Sunday, March 25, 2012

there's always next time

I actually feared the specters that loomed in that trip. Last Saturday, I brought myself back to Dumaguete City for the graduation rites of some people whose roots of relevance branch within me, inching deeper in each moment of recollection. My excuse would be “I had to be there.” But of course, it was more than an excuse, more than wanderlust.


They were there in the afternoon when I walked the stage in my toga, too, like cheerleaders who had missed a game and went hollering amongst the crowd of beaming parents on commencement day instead. One drummer from the marching band even banged his drum wildly to the ire of his lead conductor. Just a few steps away from them were my mother, my father, and my three sisters. It was a scene plucked out from a sappy movie.

All these were happening with the great peak of Mount Talinis and Silliman Church guarding behind us, the Rizal Boulevard embracing water right in front of us, and the sun slowly dipping into a horizon that forgot it should separate sea and sky.

Who could not remember? Not even Dumaguete’s strongest rhum could not knock it off my memory.

And yes, memory, the purveyor of the specters mentioned earlier. The requisite ghosts. These are those that manifest after we’ve been through anything (if not everything), soon to be forgotten, only to be relived again with the slightest push of remembrance. The impact will be lasting, whether we like it or not.

Suddenly it was my college acquaintances’ and dearest loves’ turn. The graduates were Donna Amethyst Bernardo, Phillippe Antoni Credo, Ian Rosales Casocot, Gabriel Pestelos, Ayla Calumpang, Julian Torralba, Judy Gay Jandayan, Aris Ramiro, Urich Calumpang just to name a few. It was their turn to face the impact.


I knew from the start that the whole four-day break would be one joyful escapade, but something behind that gloss, a little bit more denied than accepted, was the thought that this would also be heartbreaking. Something worse than hangover.

Why does it have to be this way? How will we see this little city in the south without the predictable, familiar faces? When will we ever meet again? What will be the changes? Who are we returning to next time? Will there be even next time?

It was funny finding ourselves treading uncertainty again. After all these years, we remain stumped and in awe at vagueness of reaching another phase.

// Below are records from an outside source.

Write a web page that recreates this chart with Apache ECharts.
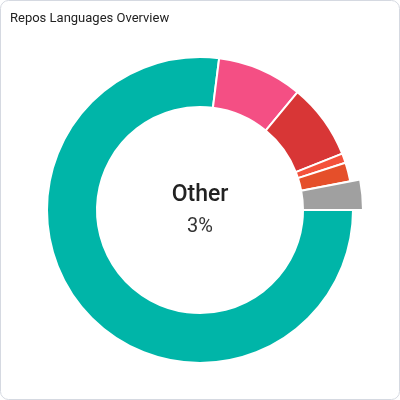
<!DOCTYPE html>
<html>
<head>
<meta charset="utf-8">
<script src="https://cdn.jsdelivr.net/npm/echarts@6/dist/echarts.min.js"></script>
<style>
html,body{margin:0;padding:0;background:#fff;}
#c{width:400px;height:400px;}
</style>
</head>
<body>
<div id="c"></div>
<script>
const categories = ['Python', 'Ruby', 'Scala', 'HTML', 'Java', 'Other'];
const values = [77, 9, 8, 1, 2, 3];
const colors = ['#00b5a8', '#f44f84', '#d83636', '#f4513b', '#e54f2a', '#a0a0a0'];
const highlightIndex = 5;

const chart = echarts.init(document.getElementById('c'), null, {renderer: 'canvas'});
chart.setOption({
  animation: false,
  title: {
    text: 'Repos Languages Overview',
    left: 5, top: 7,
    textStyle: {fontFamily: 'Roboto', fontSize: 13, fontWeight: 'normal', color: '#222'}
  },
  graphic: [{
    type: 'rect', silent: true,
    shape: {x: 0.5, y: 0.5, width: 399, height: 399, r: 8},
    style: {fill: 'none', stroke: '#d5d9e1', lineWidth: 1}
  }],
  series: [{
    type: 'pie',
    center: [200, 210],
    radius: [103, 153],
    startAngle: 0,
    clockwise: true,
    avoidLabelOverlap: false,
    itemStyle: {borderColor: '#fff', borderWidth: 2},
    label: {
      show: false, position: 'center',
      formatter: '{n|{b}}\n{p|{d}%}',
      rich: {
        n: {fontFamily: 'Roboto', fontSize: 23, fontWeight: 500, color: '#222', lineHeight: 34},
        p: {fontFamily: 'Roboto', fontSize: 20, fontWeight: 'normal', color: '#333', lineHeight: 30}
      }
    },
    emphasis: {
      scale: true, scaleSize: 10,
      label: {show: true}
    },
    labelLine: {show: false},
    data: categories.map((n, i) => ({
      name: n, value: values[i],
      itemStyle: {color: colors[i]},
      emphasis: {itemStyle: {color: colors[i]}}
    }))
  }]
});
chart.dispatchAction({type: 'highlight', seriesIndex: 0, dataIndex: highlightIndex});
</script>
</body>
</html>
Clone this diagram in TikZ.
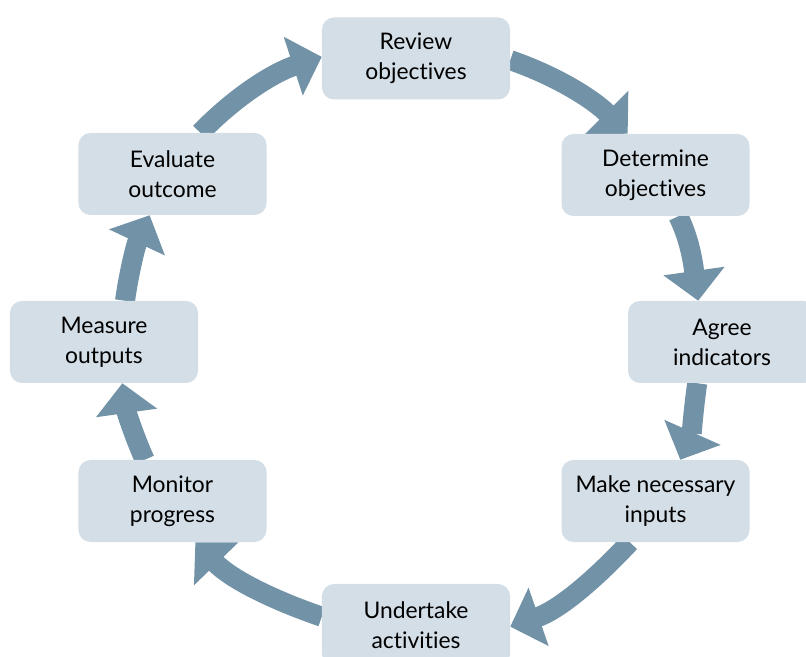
\documentclass[tikz,border=0pt]{standalone}
\usepackage{fontspec}
\setmainfont{Lato}[Ligatures=NoCommon]
\usetikzlibrary{arrows.meta,backgrounds}
\definecolor{boxfill}{RGB}{211,222,230}
\definecolor{arrowblue}{RGB}{114,147,167}

\begin{document}
\begin{tikzpicture}[x=0.03cm,y=0.03cm,
    stage/.style={fill=boxfill,rounded corners=0.36cm,minimum width=5.64cm,
        minimum height=2.46cm,inner sep=0pt,align=center,
        font=\fontsize{19.5}{25.5}\selectfont},
    cyclearrow/.style={draw=arrowblue,line width=0.6cm,looseness=0.9,
        -{Triangle[width=1.8cm,length=0.9cm]}}]
    \useasboundingbox (0,0) rectangle (806,-657);
    \clip (0,0) rectangle (806,-657);

    % the eight stages, clockwise from the top
    \node[stage] (review)    at (416,-58.5)  {Review\\objectives};
    \node[stage] (determine) at (655.5,-175) {Determine\\objectives};
    \node[stage] (agree)     at (722,-342)   {Agree\\indicators};
    \node[stage] (inputs)    at (655.5,-501) {Make necessary\\inputs};
    \node[stage] (undertake) at (416,-625)   {Undertake\\activities};
    \node[stage] (monitor)   at (172.5,-501) {Monitor\\progress};
    \node[stage] (measure)   at (104,-342)   {Measure\\outputs};
    \node[stage] (evaluate)  at (172.5,-174) {Evaluate\\outcome};

    % curved arrows behind the boxes
    \begin{pgfonlayer}{background}
        \foreach \a/\sa/\b/\eb/\o/\i in {review/-1/determine/124/-19/135,
                determine/-61/agree/120/-64/98,
                agree/-121/inputs/59/-98/66,
                inputs/-122/undertake/-1/-133/19,
                undertake/175/monitor/-61/161/-46,
                monitor/124/measure/-66/114/-82,
                measure/63/evaluate/-119/82/-115,
                evaluate/56/review/179/46/-162}{
            \draw[cyclearrow] (\a.\sa) to[out=\o,in=\i] (\b.\eb);
        }
    \end{pgfonlayer}
\end{tikzpicture}
\end{document}
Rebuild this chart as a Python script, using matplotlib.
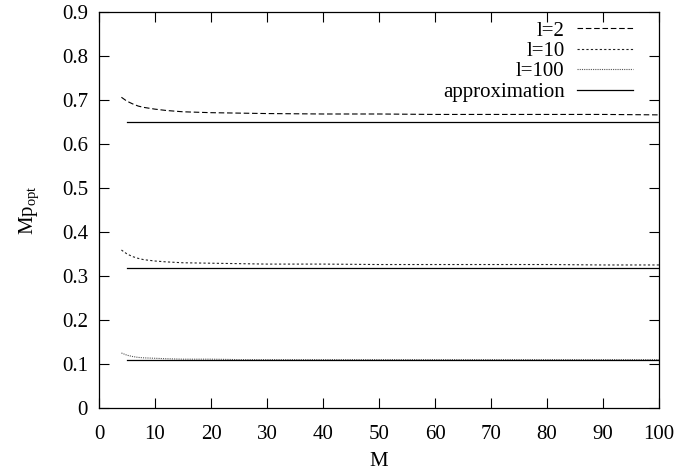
import matplotlib
matplotlib.use("Agg")
import matplotlib.pyplot as plt
import matplotlib.ticker as mticker

# data
M = [4, 5, 6, 7, 8, 10, 12, 15, 20, 25, 30, 40, 50, 60, 70, 80, 90, 100]
l2 = [0.706, 0.697, 0.691, 0.686, 0.683, 0.679, 0.676, 0.673, 0.671, 0.670,
      0.669, 0.668, 0.668, 0.667, 0.667, 0.667, 0.667, 0.666]
l10 = [0.359, 0.350, 0.344, 0.340, 0.337, 0.334, 0.332, 0.330, 0.329, 0.328,
       0.327, 0.327, 0.326, 0.326, 0.326, 0.326, 0.325, 0.325]
l100 = [0.125, 0.120, 0.117, 0.115, 0.114, 0.113, 0.112, 0.111, 0.111, 0.110,
        0.110, 0.110, 0.110, 0.110, 0.110, 0.110, 0.110, 0.110]

M_approx = [5, 100]
approx_levels = [0.650, 0.317, 0.108]

x_ticks = list(range(0, 101, 10))
y_ticks = [0, 0.1, 0.2, 0.3, 0.4, 0.5, 0.6, 0.7, 0.8, 0.9]

plt.rcParams.update({
    "font.family": "Liberation Serif",
    "font.size": 15,
    "mathtext.fontset": "custom",
    "mathtext.rm": "Liberation Serif",
    "mathtext.it": "Liberation Serif:italic",
})

fig = plt.figure(figsize=(6.89, 4.75), dpi=100)
ax = fig.add_axes([0.1437, 0.141, 0.8128, 0.834])

ax.plot(M, l2, color="black", lw=0.8, dashes=(5, 2.5), label="l=2")
ax.plot(M, l10, color="#222222", lw=0.8, dashes=(2, 2), label="l=10")
ax.plot(M, l100, color="#555555", lw=0.8, dashes=(1, 1), label="l=100")
for i, lev in enumerate(approx_levels):
    ax.plot(M_approx, [lev, lev], color="black", lw=0.9,
            label="approximation" if i == 0 else None)

ax.set_xlim(0, 100)
ax.set_ylim(0, 0.9)
ax.set_xticks(x_ticks)
ax.set_yticks(y_ticks)
ax.yaxis.set_major_formatter(mticker.FuncFormatter(lambda v, p: f"{v:g}"))
ax.tick_params(direction="in", length=7, width=0.8, top=True, right=True)
ax.tick_params(axis="x", pad=12)
ax.tick_params(axis="y", pad=8)
for s in ax.spines.values():
    s.set_linewidth(0.9)

ax.set_xlabel("M", labelpad=6)
ax.set_ylabel(r"Mp$_{\rm opt}$", labelpad=15)

ax.legend(loc="upper right", bbox_to_anchor=(0.9536, 0.977), frameon=False,
          markerfirst=False, handlelength=2.7, handletextpad=0.58,
          labelspacing=0.04, borderaxespad=0, borderpad=0, fontsize=15)

fig.savefig("out.png", dpi=100, facecolor="white")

It’s like a blur in our foresight, as if the only clear thing in our heads is the question, “What’s next?”

Following this four-day break, we will venture onto our own separate ways. But after all these years, I stand by what I have said before. Separation is necessary. To the things you love, to the ones you love.

We couldn’t have enjoyed those meals together in new and all-time favorite restaurants, those morning-the-night revelries in watering holes, those marathon conversations, that three-hour stay in Siquijor, those picture-taking sessions that attempt to frame in images what needs to be preserved, that commencement ceremony itself, that hour-long trip to Tanjay, that “Liwayway Pose” that presented itself out of nowhere, that Twitter hashtag “#ReturnOfTheStars,” those small familial reunions, those big spontaneous gatherings, those fleeting smiles and greetings and many more if not for the heightened absence we have felt beforehand.


Though last minute bad news was received before graduation day, though there were ties that remain broken within the circle, though there were places never visited for fear of meeting past loves, though there were past loves that suddenly persisted in the present, though there were personal announcements withheld to prevent changing the courses of other people’s short-term happiness, we just moved on. The acacias and the boulevard are testaments of endurance.

We may be all victims of the consequences of distance, but this is what makes loving and longing flourish in this city. Maybe next time, our laughter would be louder, our smiles wider, our understanding for each other wiser.

For the new graduates? I guess what matters now are the clinks of glasses and bottles, the shared feeling of accomplishment, the galvanic bliss of it all. We cannot deny them this triumph. They deserve it.